CONNECT(2) — Kubota Pacfic Computer Inc. (System Calls−BSD)
NAME
connect − initiate a connection on a socket
SYNOPSIS
#include <sys/types.h>
#include <sys/socket.h>
connect(s, name, namelen)
int s;
struct sockaddr ∗name;
int namelen;
DESCRIPTION
The parameter s is a socket. If it is of type SOCK_DGRAM, then this call specifies the peer with which the socket is to be associated; this address is that to which datagrams are to be sent, and the only address from which datagrams are to be received. If the socket is of type SOCK_STREAM, then this call attempts to make a connection to another socket. The other socket is specified by name, which is an address in the communications space of the socket. Each communications space interprets the name parameter in its own way. Generally, stream sockets may successfully connect only once; datagram sockets may use connect multiple times to change their association. Datagram sockets may dissolve the association by connecting to an invalid address, such as a null address.
RETURN VALUE
If the connection or binding succeeds, then 0 is returned. Otherwise a −1 is returned, and a more specific error code is stored in errno.
ERRORS
The connect call fails if:
[EBADF] s is not a valid descriptor.
[ENOTSOCK] s is a descriptor for a file, not a socket.

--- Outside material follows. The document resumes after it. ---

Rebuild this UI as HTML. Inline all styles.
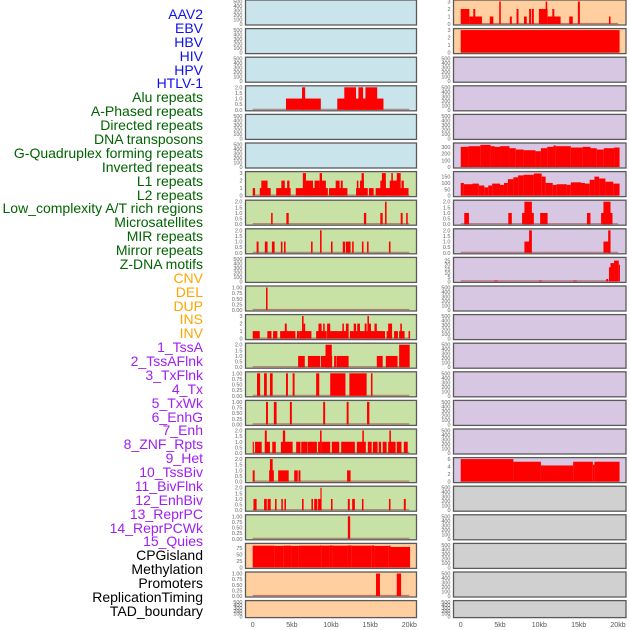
<!DOCTYPE html>
<html><head><meta charset="utf-8"><style>
body{margin:0;background:#fff;}
#c{position:relative;width:630px;height:630px;overflow:hidden;font-family:"Liberation Sans",sans-serif;}
.lab{position:absolute;right:427px;font-size:14px;line-height:14px;white-space:nowrap;text-align:right;}
svg{position:absolute;left:0;top:0;}
</style></head><body>
<div id="c">
<div class="lab" style="top:7px;color:#1010ee">AAV2</div>
<div class="lab" style="top:21px;color:#1010ee">EBV</div>
<div class="lab" style="top:35px;color:#1010ee">HBV</div>
<div class="lab" style="top:49px;color:#1010ee">HIV</div>
<div class="lab" style="top:63px;color:#1010ee">HPV</div>
<div class="lab" style="top:76px;color:#1010ee">HTLV-1</div>
<div class="lab" style="top:90px;color:#006400">Alu repeats</div>
<div class="lab" style="top:104px;color:#006400">A-Phased repeats</div>
<div class="lab" style="top:118px;color:#006400">Directed repeats</div>
<div class="lab" style="top:132px;color:#006400">DNA transposons</div>
<div class="lab" style="top:146px;color:#006400">G-Quadruplex forming repeats</div>
<div class="lab" style="top:160px;color:#006400">Inverted repeats</div>
<div class="lab" style="top:174px;color:#006400">L1 repeats</div>
<div class="lab" style="top:188px;color:#006400">L2 repeats</div>
<div class="lab" style="top:201px;color:#006400">Low_complexity A/T rich regions</div>
<div class="lab" style="top:215px;color:#006400">Microsatellites</div>
<div class="lab" style="top:229px;color:#006400">MIR repeats</div>
<div class="lab" style="top:243px;color:#006400">Mirror repeats</div>
<div class="lab" style="top:257px;color:#006400">Z-DNA motifs</div>
<div class="lab" style="top:271px;color:#ffa500">CNV</div>
<div class="lab" style="top:285px;color:#ffa500">DEL</div>
<div class="lab" style="top:299px;color:#ffa500">DUP</div>
<div class="lab" style="top:312px;color:#ffa500">INS</div>
<div class="lab" style="top:326px;color:#ffa500">INV</div>
<div class="lab" style="top:340px;color:#a020f0">1_TssA</div>
<div class="lab" style="top:354px;color:#a020f0">2_TssAFlnk</div>
<div class="lab" style="top:368px;color:#a020f0">3_TxFlnk</div>
<div class="lab" style="top:382px;color:#a020f0">4_Tx</div>
<div class="lab" style="top:396px;color:#a020f0">5_TxWk</div>
<div class="lab" style="top:410px;color:#a020f0">6_EnhG</div>
<div class="lab" style="top:423px;color:#a020f0">7_Enh</div>
<div class="lab" style="top:437px;color:#a020f0">8_ZNF_Rpts</div>
<div class="lab" style="top:451px;color:#a020f0">9_Het</div>
<div class="lab" style="top:465px;color:#a020f0">10_TssBiv</div>
<div class="lab" style="top:479px;color:#a020f0">11_BivFlnk</div>
<div class="lab" style="top:493px;color:#a020f0">12_EnhBiv</div>
<div class="lab" style="top:507px;color:#a020f0">13_ReprPC</div>
<div class="lab" style="top:521px;color:#a020f0">14_ReprPCWk</div>
<div class="lab" style="top:534px;color:#a020f0">15_Quies</div>
<div class="lab" style="top:548px;color:#000">CPGisland</div>
<div class="lab" style="top:562px;color:#000">Methylation</div>
<div class="lab" style="top:576px;color:#000">Promoters</div>
<div class="lab" style="top:590px;color:#000">ReplicationTiming</div>
<div class="lab" style="top:604px;color:#000">TAD_boundary</div>
<svg id="s" width="630" height="630" xmlns="http://www.w3.org/2000/svg"></svg>
</div>
<script>
// ---- data: segments [startKb, endKb, value] ----
const leftAlu=[[4.25,8.7,1],[6.3,6.7,2],[10.8,16.7,1],[11.7,13.2,2],[13.5,14.1,2],[14.4,15.9,2]];
const leftL1=[[0,0.3,1],[0.9,2.3,1],[1.1,1.9,2],[3.0,4.85,1],[3.66,4.1,2],[4.4,4.7,2],[5.5,9.6,1],[6.4,6.8,3],[6.8,7.7,2],[7.9,8.55,2],[8.55,8.85,3],[8.85,9.35,2],[9.75,12.1,1],[10.6,11.1,2],[11.25,11.5,2],[13.2,14.7,1],[13.3,13.5,2],[13.7,14.2,2],[13.9,14.2,3],[14.85,15.45,1],[15.7,19.9,1],[16.3,17,2],[16.5,17,3],[17.5,18.8,2],[17.7,17.9,3],[18.4,18.9,3],[19,19.3,2]];
const leftRow7=[[2.35,2.55,1],[4.3,4.6,1],[14.2,14.5,1],[16.3,16.6,1],[16.9,17.1,2],[18.9,19.15,1],[19.6,19.8,1]];
const leftRow8=[[0.5,0.75,1],[1.55,1.9,1],[2.45,2.8,1],[3.6,3.8,1],[4.0,4.2,1],[7.45,7.65,1],[8.6,8.8,2],[10.0,10.2,1],[11.5,11.8,1],[11.9,12.5,1],[12.7,12.9,1],[13.95,14.15,1],[14.6,14.8,1],[17.4,17.6,1]];
const leftRow10=[[1.7,1.9,1]];
const leftRow11=[[0,0.9,1],[1.87,2.4,1],[2.6,3.15,1],[3.5,5.45,1],[4.1,4.35,2],[5.65,5.95,1],[5.95,7.5,1],[6.3,6.5,3],[6.5,6.7,2],[8.1,9.45,1],[8.4,8.8,2],[9.0,9.2,2],[9.5,12.2,1],[9.5,9.9,2],[11.45,11.65,2],[11.9,12.25,2],[12.4,16.9,1],[12.9,13.2,2],[13.35,13.7,2],[14.3,14.55,2],[14.65,14.85,3],[14.85,15.1,2],[15.55,15.85,2],[17.1,17.8,1],[17.3,17.8,2],[18.05,18.55,1],[18.7,19.4,1],[18.85,19.05,2],[19.9,20.1,1]];
const leftRow12=[[5.8,6.65,1],[7.05,8.6,1],[8.7,10.15,1],[9.3,10.1,2],[10.4,10.65,1],[10.7,12.25,1],[15.85,16.6,1],[17.0,18.5,1],[18.7,20.05,2]];
const leftRow13=[[0.55,0.95,1],[1.45,1.8,1],[2.2,2.55,1],[4.25,4.5,1],[5.1,5.35,1],[8.1,8.5,1],[9.9,11.85,1],[12.35,14.55,1],[15.1,15.3,1]];
const leftRow14=[[1.7,1.95,1],[2.7,3.05,1],[4.75,5.0,1],[9.0,9.25,1],[12.0,12.25,1],[14.6,14.9,1]];
const leftRow15=[[0,0.15,1],[0.3,1.15,1],[1.55,2.2,1],[1.55,1.8,2],[2.5,2.95,1],[3.6,5.1,1],[3.85,4.15,2],[5.55,6.1,1],[6.2,7.0,1],[7.05,8.2,1],[8.35,8.6,1],[8.6,8.8,2],[8.8,9.9,1],[10.1,11.05,1],[11.3,13.05,1],[13.3,14.45,1],[14.0,14.2,2],[14.7,15.2,1],[15.35,15.95,1],[16.1,16.4,1],[16.6,17.1,1],[17.3,18.25,1],[17.45,17.65,2],[18.4,19.0,1],[19.3,19.8,1]];
const leftRow16=[[0,0.25,1],[2.1,2.7,1],[2.2,2.55,2],[3.25,4.6,1],[5.3,5.75,1],[5.85,6.1,1],[12.05,12.5,1]];
const leftRow17=[[0.1,0.5,1],[1.45,1.8,1],[1.9,2.3,1],[2.85,3.05,1],[3.65,3.85,1],[4.05,4.25,1],[6.3,6.5,1],[7.5,7.7,1],[7.85,8.25,1],[8.35,8.7,1],[8.65,8.8,2],[10.0,10.2,1],[12.15,12.4,1],[12.7,13.05,1],[13.95,14.15,1],[17.4,17.6,1],[19.3,19.55,1]];
const leftRow18=[[12.15,12.45,1]];
const leftCpg=[[0,2.8,85],[2.8,3.9,84],[3.9,4.9,85],[4.9,5.9,84],[5.9,8.6,85],[8.6,8.8,86],[8.8,9.8,85],[9.8,10.2,86],[10.2,12.1,85],[12.1,12.6,86],[12.6,15.2,85],[15.2,15.5,86],[15.5,17.3,84],[17.3,17.6,85],[17.6,20.1,80]];
const leftPromoters=[[15.75,16.25,1],[18.4,18.95,1]];
const rightRow0=[[0,1.1,2],[1.1,2.7,1],[1.6,1.85,2],[3.7,4.15,1],[4.9,5.1,3],[6.25,6.5,1],[7.1,7.35,2],[8.05,8.4,1],[8.7,8.95,2],[9.05,9.3,2],[9.95,11.05,2],[10.8,11.0,3],[11.05,12.7,1],[11.65,11.9,2],[13.8,14.25,1],[14.9,15.15,3],[18.85,19.05,1]];
const rightRow1=[[0,20.2,3]];
const rightRow5=[[0,1,300],[1,2.5,310],[2.5,3.8,330],[3.8,4.3,310],[4.3,5,300],[5,6.2,310],[6.2,7,280],[7,8,260],[8,9.5,250],[9.5,10.2,235],[10.2,11,280],[11,11.8,300],[11.8,12.1,320],[12.1,14,310],[14,15.5,290],[15.5,16.5,300],[16.5,17.3,280],[17.3,18.2,260],[18.2,19.5,280],[19.5,20.2,290]];
const rightRow6=[[0,0.4,100],[0.4,1.5,90],[1.5,2.3,95],[2.3,3,80],[3,3.5,65],[3.5,4,80],[4,5,95],[5,5.5,85],[5.5,6,100],[6,6.7,130],[6.7,7.3,145],[7.3,8,160],[8,9.3,165],[9.3,10.3,175],[10.3,10.8,150],[10.8,11.7,100],[11.7,12.2,85],[12.2,13.5,90],[13.5,14,85],[14,15.3,105],[15.3,15.8,100],[15.8,16.4,95],[16.4,17,125],[17,17.6,150],[17.6,18.4,135],[18.4,19.4,110],[19.4,20.2,95]];
const rightRow7=[[0.45,1.05,1],[6.05,6.5,1],[7.8,9.3,1],[8.1,9.05,2],[10.1,11.05,1],[16.05,16.5,1],[17.85,19.3,1],[18.15,19.05,2]];
const rightRow8=[[8.1,8.95,1],[8.7,9.05,2],[18.15,19.05,1],[18.75,19.05,2]];
const rightRow9=[[4.25,4.7,1],[9.95,10.3,1],[14.3,14.75,1],[18.5,18.75,3],[18.85,19.05,17],[19.05,19.5,22],[19.5,20.1,25],[20.1,20.25,20]];
const rightRow16=[[0,6.7,6],[6.7,10.2,5.3],[10.2,14.3,4.3],[14.3,16.8,5.3],[16.8,17.0,4.5],[17.0,20.2,5.3]];
// tick sets
const ticks500=["0","100","200","300","400","500"];
const ticks2=["0.0","0.5","1.0","1.5","2.0"];
const ticks3=["0","1","2","3"];
const ticks1=["0.00","0.25","0.50","0.75","1.00"];
const xTickLabels=["0","5kb","10kb","15kb","20kb"];
const xTickValues=[0,5,10,15,20];

const BG={b:"#c9e4eb",g:"#c8e2a6",o:"#ffcf9f",p:"#d7c7e3",x:"#d0d0d0"};
// [data, ymax, tickLabels, tickValues, bg]
function T(lbls){return lbls.map(Number);}
const left=[
[null,500,ticks500,null,"b"],[null,500,ticks500,null,"b"],[null,500,ticks500,null,"b"],
[leftAlu,2,ticks2,null,"b"],[null,500,ticks500,null,"b"],[null,500,ticks500,null,"b"],
[leftL1,3,ticks3,null,"g"],[leftRow7,2,ticks2,null,"g"],[leftRow8,2,ticks2,null,"g"],
[null,500,ticks500,null,"g"],[leftRow10,1,ticks1,null,"g"],[leftRow11,3,ticks3,null,"g"],
[leftRow12,2,ticks2,null,"g"],[leftRow13,1,ticks1,null,"g"],[leftRow14,1,ticks1,null,"g"],
[leftRow15,2,ticks2,null,"g"],[leftRow16,2,ticks2,null,"g"],[leftRow17,2,ticks2,null,"g"],
[leftRow18,1,ticks1,null,"g"],[leftCpg,88,["0","25","50","75"],null,"o"],
[leftPromoters,1,ticks1,null,"o"],[null,500,ticks500,null,"o"]];
const right=[
[rightRow0,3,ticks3,null,"o"],[rightRow1,3,ticks3,null,"o"],
[null,500,ticks500,null,"p"],[null,500,ticks500,null,"p"],[null,500,ticks500,null,"p"],
[rightRow5,335,["0","100","200","300"],null,"p"],[rightRow6,178,["0","50","100","150"],null,"p"],
[rightRow7,2,ticks2,null,"p"],[rightRow8,2,ticks2,null,"p"],
[rightRow9,27,["0","5","10","15","20","25"],null,"p"],
[null,500,ticks500,null,"p"],[null,500,ticks500,null,"p"],[null,500,ticks500,null,"p"],
[null,500,ticks500,null,"p"],[null,500,ticks500,null,"p"],[null,500,ticks500,null,"p"],
[rightRow16,6,["0","2","4","6"],null,"p"],
[null,500,ticks500,null,"x"],[null,500,ticks500,null,"x"],[null,500,ticks500,null,"x"],
[null,500,ticks500,null,"x"],[null,500,ticks500,null,"x"]];

const NS="http://www.w3.org/2000/svg";
const svg=document.getElementById('s');
function mk(tag,attrs,parent){const e=document.createElementNS(NS,tag);for(const k in attrs)e.setAttribute(k,attrs[k]);(parent||svg).appendChild(e);return e;}
const rowTop=i=>i*28.6;
function drawCol(col,px0,px1,x0,x1,side){
  const xs=kb=>x0+(x1-x0)*kb/20;
  col.forEach((r,i)=>{
    const [data,ymax,lbl,,bg]=r;
    const top=rowTop(i), h=(i===21?17:25);
    const y0=top+h-1, yt=top+1.5;
    const ys=v=>y0-(y0-yt)*v/ymax;
    const g=mk('g',{});
    
    
    const bgRect=mk('rect',{x:px0,y:top,width:px1-px0,height:h,fill:BG[bg],stroke:"#5a5a5a","stroke-width":1.3},g);
    
    
    if(data){
      const bl=mk('line',{x1:xs(0),x2:xs(20),y1:y0-0.5,y2:y0-0.5,stroke:"#a04040","stroke-width":1.2,opacity:0.6},g);
      
      
      data.forEach(d=>{
        const a=xs(d[0]),b=xs(d[1]);
        const rc=mk('rect',{x:a,y:ys(d[2]),width:Math.max(b-a,1),height:y0-ys(d[2]),fill:"#ff0000"},g);
        
        
      });
    }
    const n=lbl.length;
    lbl.forEach((t,k)=>{
      const v=Number(t);
      const y=ys(v);
      const tx=mk('text',{x:px0-3,y:y+2,"font-size":5.5,fill:"#666","text-anchor":"end","font-family":"Liberation Sans, sans-serif"},g);
      tx.textContent=t;
      
      
    });
  });
  xTickValues.forEach((v,k)=>{
    const tx=mk('text',{x:xs(v),y:627,"font-size":7,fill:"#555","text-anchor":"middle","font-family":"Liberation Sans, sans-serif"});
    tx.textContent=xTickLabels[k];
    
    
  });
}
drawCol(left,245.5,416.5,252.7,409.3,'left');
drawCol(right,453.5,626,460.7,618,'right');
</script>
</body></html>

[EADDRNOTAVAIL] The specified address is not available on this machine.
[EAFNOSUPPORT] Addresses in the specified address family cannot be used with this socket.
[EISCONN] The socket is already connected.
[ETIMEDOUT] Connection establishment timed out without establishing a connection.
[ECONNREFUSED] The attempt to connect was forcefully rejected.
[ENETUNREACH] The network isn’t reachable from this host.
[EADDRINUSE] The address is already in use.
[EFAULT] The name parameter specifies an area outside the process address space.